Para a Força de Submarinos, o Bahia foi uma grande aquisição na época, à medida que, após reformas feitas em território nacional, se tornou um recordista em maior profundidade. Quando foi entregue pelos EUA, o Bahia deslocava-se com 1.400 toneladas. Depois que passou por reformas no Arsenal de Marinha do Rio de Janeiro, ganhou nova estrutura e mais velocidade. Era a primeira vez que um submarino do tipo Fleet-Type passava por reforma fora dos EUA. Em 1966, o submarino Bahia junto com o Humaitá realizaram a primeira transferência em alto mar de pessoas e cargas leves entre as embarcações deste tipo.
Na década de 1970, a Força de Submarinos adquiriu mais sete unidades de submarinos estadunidenses do tipo GUPPY (Greater Underwater Propulsion Power): o Guanabara, o Rio Grande do Sul, o Bahia, o Rio de Janeiro, o Ceará, o Goiás e o Amazonas. Adquiriu também um navio de resgate submarino.
A principal inovação tecnológica dos submarinos do tipo GUPPY foi o emprego do sistema esnórquel. Esse sistema, além de permitir recarregar as baterias e os grupos de ar comprimido, renovava o ar ambiente com o submarino submerso na cota periscópica. O Rio Grande do Sul foi o primeiro submarino brasileiro a operar com o sistema esnórquel.

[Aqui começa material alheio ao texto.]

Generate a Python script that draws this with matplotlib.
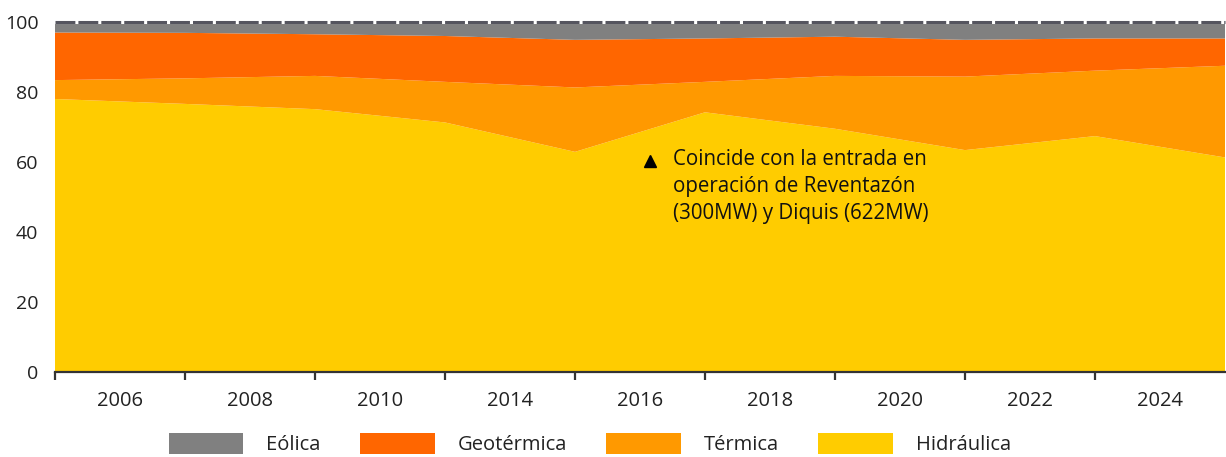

Nesse contexto, houve no seio da Escola de Submarinos os primeiros esforços para a construção de um tanque de treinamento de salvamento e a obtenção de um treinador de ataque, o qual foi montado em 1966. Em 1973, a antiga Escola de Submarinos passou a ser denominada Centro de Instrução e Adestramento de Submarinos e Mergulho (CIASM) e, em homenagem ao Almirante Átilla Monteiro Achê, falecido em janeiro de 1978, em maio desse mesmo ano, o CIASM passou a se chamar Centro de Instrução e Adestramento Almirante Átilla Monteiro Achê (CIAMA).
FORSUB: ORIGEM INGLESA
Da Inglaterra, a FORSUB adquiriu 3 submarinos da classe Oberon: o Humaitá, o Tonelero e o Riachuelo. Essa aquisição permitiu um salto tecnológico imenso para a Força de Submarinos da MB, em especial, na área de detecção acústica e eletromagnética, introduzindo uma série de equipamentos eletrônicos altamente sofisticados, além de um sistema de direção de tiro com computação digital de dados e comando central unificado para as manobras dos lemes vertical e horizontal, conhecido como controle de governo e de profundidade, o CONGOP. Os submarinos da classe Oberon, além de terem permitido a Força de Submarinos adentrar na era da informática, trouxeram grande avanço operacional.
FORSUB: ORIGEM ALEMÃ
Com as classes de submarinos anteriores, a Força de Submarinos aprendeu a operá-los. No entanto, os novos tempos exigiam que a Marinha desenvolvesse suas próprias tecnologias. Assim sendo, a MB optou por buscar parceiros europeus dispostos a transferir tecnologia de construção de navios e que atendessem ao perfil operacional e tecnológico desejados.
A Guerra das Malvinas (1982) se tornou palco de observação para as autoridades brasileiras. Nessa Guerra, o submarino argentino San Luis, modelo IKL-209, disparou dois torpedos Special Surface Target (SST) e um MK e navegou em patrulha por 39 dias, dos quais por 36 manteve-se submerso no palco de operações navais, trazendo sérias dificuldades para a Marinha Real Britânica em detectá-lo. Com o fim da Guerra, o Governo brasileiro aprovou o investimento da MB na aquisição de submarinos convencionais modelo IKL e a construção do submarino com propulsão nuclear.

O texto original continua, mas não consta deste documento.